In the end, of course, ALL fiat currencies, throughout history, ultimately go to zero, which explains why central banks, since 2010, have been net-buyers of gold. In 2022, central banks in general, and eastern central banks in particular, bought physical gold at levels never seen before in the five decades of central bank gold reporting. The implications of this inevitable, as well as predictable, trend are beyond dispute.
Market Risk
Stocks Follow Money Printers
The correlation of rising stock prices to extreme money printing and interest rate suppression by post-08 central banks is objectively obvious.
Equally obvious is the impact subsequent rate hike policies (too much, too late, too fast) have had on credit, equity, real estate and financial markets, from Silicon Valley Bank to Credit Suisse.

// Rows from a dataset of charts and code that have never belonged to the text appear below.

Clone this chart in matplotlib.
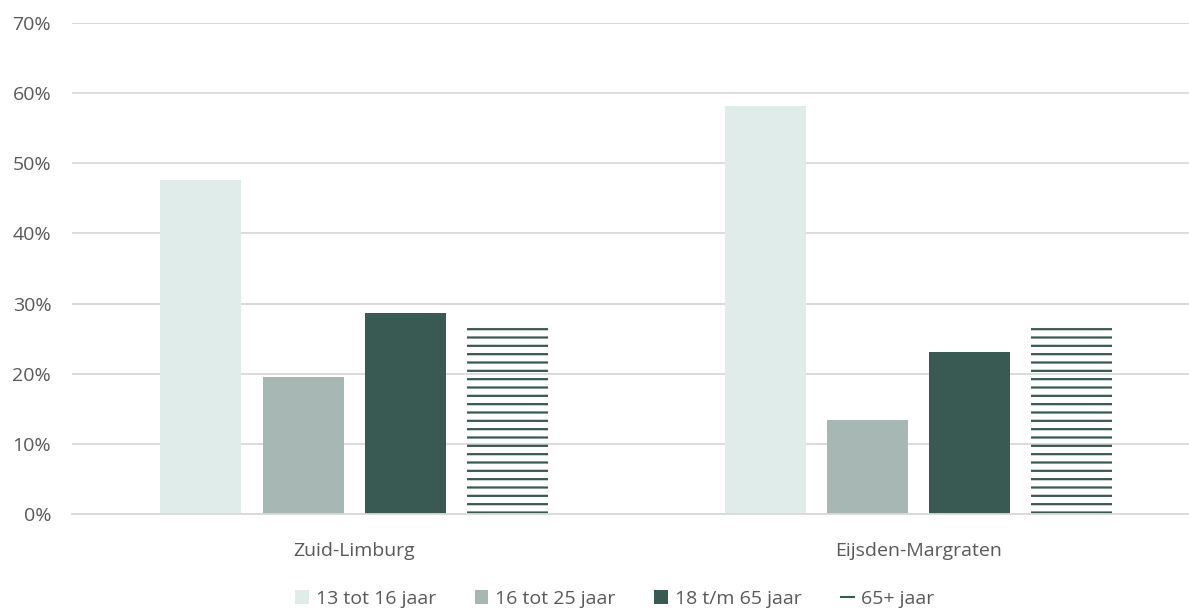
import matplotlib

matplotlib.use("Agg")
import matplotlib.pyplot as plt
import numpy as np
from matplotlib.patches import Patch
from matplotlib.lines import Line2D

# data
regions = ["Zuid-Limburg", "Eijsden-Margraten"]
series = ["13 tot 16 jaar", "16 tot 25 jaar", "18 t/m 65 jaar", "65+ jaar"]
values = [
    [47.6, 58.2],   # 13 tot 16 jaar
    [19.5, 13.4],   # 16 tot 25 jaar
    [28.7, 23.1],   # 18 t/m 65 jaar
    [27.1, 26.8],   # 65+ jaar
]
yticks = [0, 10, 20, 30, 40, 50, 60, 70]

colors = ["#DFECE9", "#A6B7B4", "#395A53"]
dark = "#395A53"
text_color = "#595959"
grid_color = "#D9D9D9"

plt.rcParams["font.family"] = ["Open Sans", "DejaVu Sans"]
plt.rcParams["hatch.linewidth"] = 1.6

fig = plt.figure(figsize=(11.89, 6.08), dpi=100)
ax = fig.add_axes([0.0606, 0.1546, 0.9394, 0.8076])

x = np.arange(len(regions))
width = 0.1436
step = 0.181
for i, name in enumerate(series):
    offs = (i - 1.5) * step
    if i == 3:
        ax.bar(x + offs, values[i], width, facecolor="none", edgecolor=dark,
               hatch="--", linewidth=0, zorder=2)
    else:
        ax.bar(x + offs, values[i], width, color=colors[i], edgecolor="none",
               zorder=2)

ax.set_xlim(-0.5, 1.48)
ax.set_ylim(0, 70)
ax.set_yticks(yticks)
ax.set_yticklabels([f"{v}%" for v in yticks])
ax.set_xticks(x)
ax.set_xticklabels(regions)
ax.tick_params(axis="both", length=0, labelsize=14, colors=text_color)
ax.tick_params(axis="y", pad=15)
ax.tick_params(axis="x", pad=20)
ax.yaxis.grid(True, color=grid_color, linewidth=1.3, zorder=0)
ax.set_axisbelow(True)
for side in ["top", "right", "left"]:
    ax.spines[side].set_visible(False)
ax.spines["bottom"].set_color(grid_color)
ax.spines["bottom"].set_linewidth(1.3)

handles = [Patch(facecolor=colors[i], edgecolor="none") for i in range(3)]
handles.append(Line2D([0], [0], color=dark, linewidth=1.5))
leg = fig.legend(handles, series, loc="center", bbox_to_anchor=(0.517, 0.015),
                 ncol=4, frameon=False, fontsize=14, handlelength=0.7,
                 handleheight=0.7, handletextpad=0.35, columnspacing=2.0)
for t in leg.get_texts():
    t.set_color(text_color)

plt.savefig("out.png", dpi=100)
plt.close(fig)
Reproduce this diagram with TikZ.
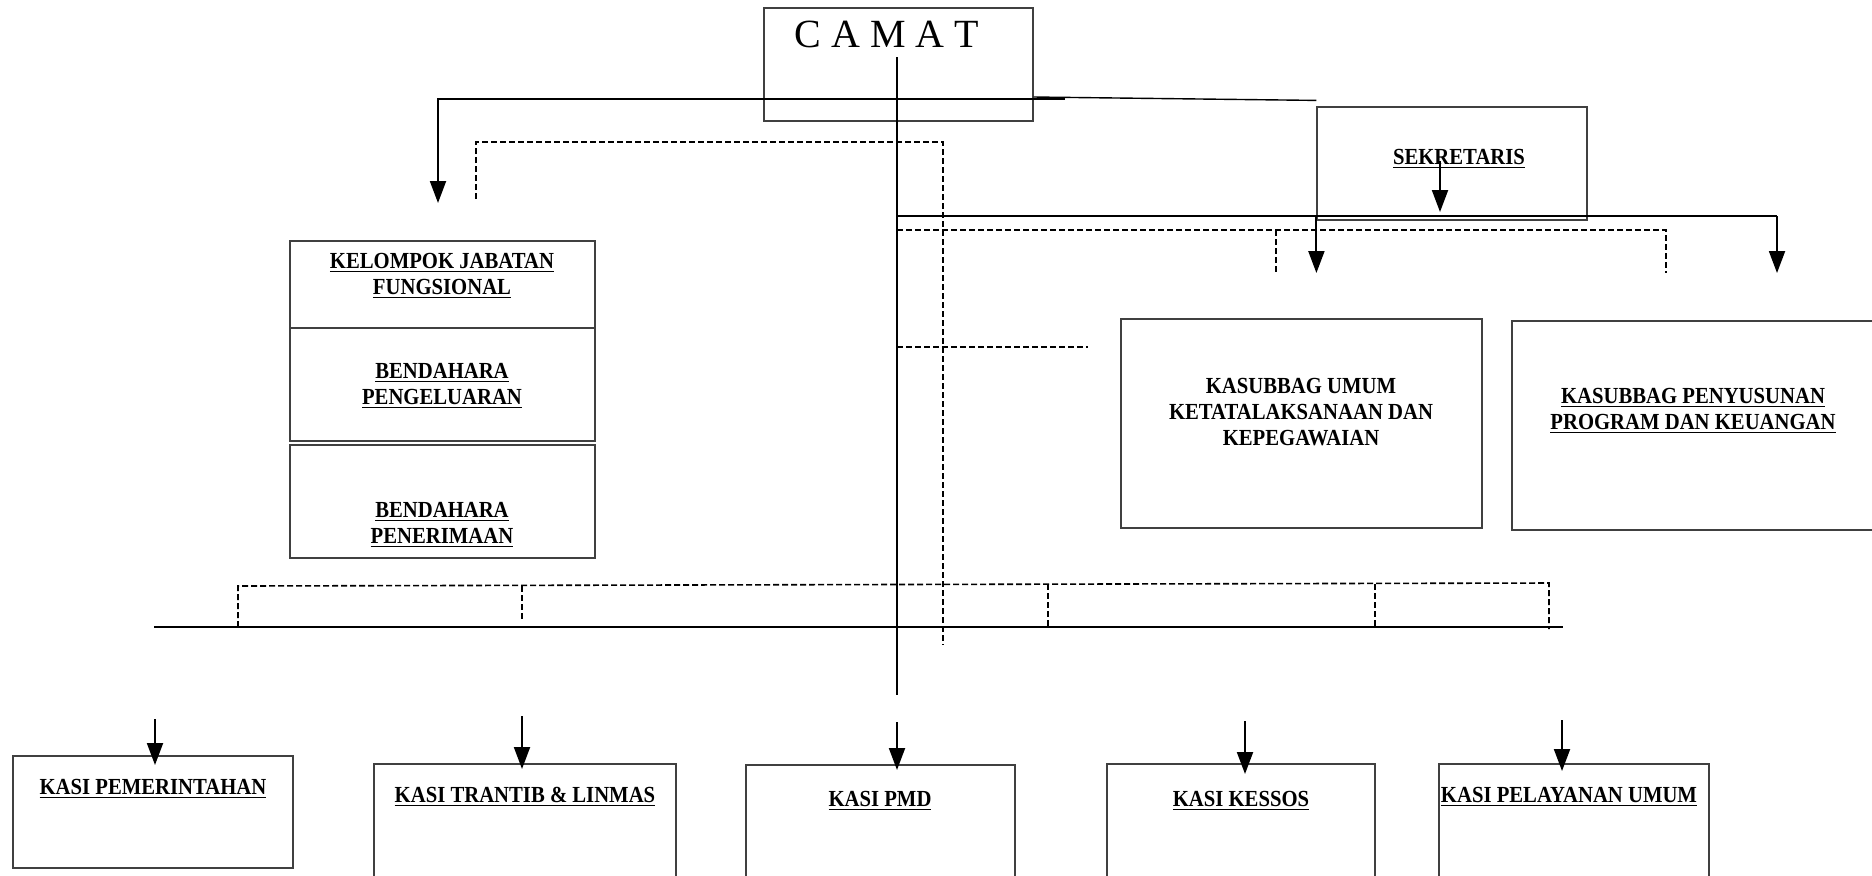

In short: markets follow central bank policies, and those policies are failing.
Market Volatility Ahead
Such central-bank-distorted market highs and lows ultimately lead to increased price swings and hence market volatility against which precious metals have consistently served as a reliable buffer in the past as well as present.
Bonds: No Longer a “Safe Haven”
Traditionally, sovereign and corporate bonds were perceived as a counter-force and/or safe-haven asset to offset extreme stock market volatility. Unfortunately, years of central bank rate manipulations have placed bonds at risk. They fall with, rather than protect against, falling stocks.
Credit markets across the globe have and will gyrate from gross over-valuation to sudden de-valuation, as witnessed throughout 2022-23.